Over the past few weeks we’ve had to endure military brass and top government officials falling over themselves to condemn American GIs – first for urinating on dead Afghans, and more recently for beating a sheep. Earlier in the Iraq and Afghan wars, we’ve suffered through pious denunciations of soldiers who tortured prisoners at Abu Ghraib or laughed as they targeted “dead men” with drones.

How noble the sentiment!  Criticizing ordinary servicemen who do not abide by the rules of engagement or who break the laws of war.  In fact, however, most of the official condemnation has ulterior motives.

The real purpose is not to shame or punish the soldiers, appropriate as that is.  Rather it is to advance and legitimate the war effort, with all its attendant inhumanity and cruelty.This is clearest in statements that decry the incidents for comforting the enemy and incensing civilian populations.  Such effects are indeed likely.  But those who issue this kind of condemnation are in fact suggesting that what is really wrong is not the incidents themselves, but the release of videos about them.  As long as such occurrences were kept quiet, there’d be little to complain of.

The same cover-up logic explains why the government has gone to such lengths to attack those, like Wikileaks, that release such information.  Conversely, to answer Charli’s recent question, those who send such videos to the press are certainly protesting and are hardly “fools.”  Meanwhile, those who originally took the videos and sent them to their friends are simply engaged in an age-old war custom, flaunting trophies.  And those who urinate on corpses or cheer as they blow up supposed enemies are acting like men have always acted and will always act in war. 
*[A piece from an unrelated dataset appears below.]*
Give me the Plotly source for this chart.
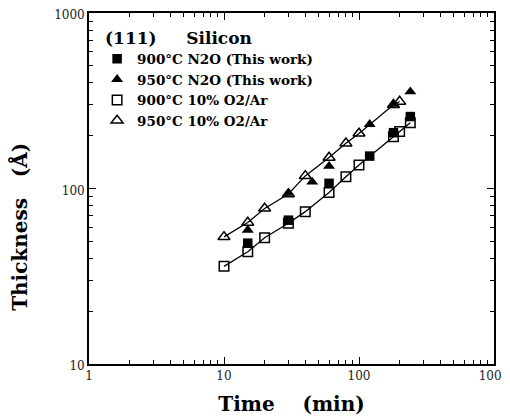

But there is a deeper explanation for the sanctimonious slamming of our errant troops.  Too many such incidents cut against the well-honed spin that the U.S. military is a thoroughly professional fighting force.  Even while they train soldiers to kill, military leaders must keep up the claim that our soldiers do so humanely!  Only the exceptions – the vicious, the stupid, or the exhausted – would break the rules.

In fact, urinating on corpses, torturing prisoners, and cheering deaths is predictable in any war.  Indeed, it shows that the military training necessary for most people to kill another human being is working.  No doubt it also shows a failure in training on the laws of war – but there is little doubt which of these two courses of instruction is more fundamental to our military.  Of course we should have laws of war and use them to prosecute violators.  But we should not be surprised if ordinary people placed in contexts of peril and power act brutally.  


Low-level prosecutions also divert attention from the higher-ups who are most responsible.  Of course, some at the bottom may truly be sadistic.  But for the most part, they are ordinary men and women caught up in the fury of warfare.  Much of that fervor is in fact drummed up by superiors – through public statements or tortured legal opinions.  Prosecuting a few small fry for understandable if condemnable behavior makes it less likely that those at the top, who made it all possible, will face prosecution.

Most fundamentally, condemnations and prosecutions preserve and legitimate the war itself. They portray it – or at least our side’s engagement in it – as rule-bound, controlled, rational.  By making a show of censuring young men and women caught up in the awfulness of war, those in power deflect attention from the far greater awfulness and futility of the war itself – for which they are responsible.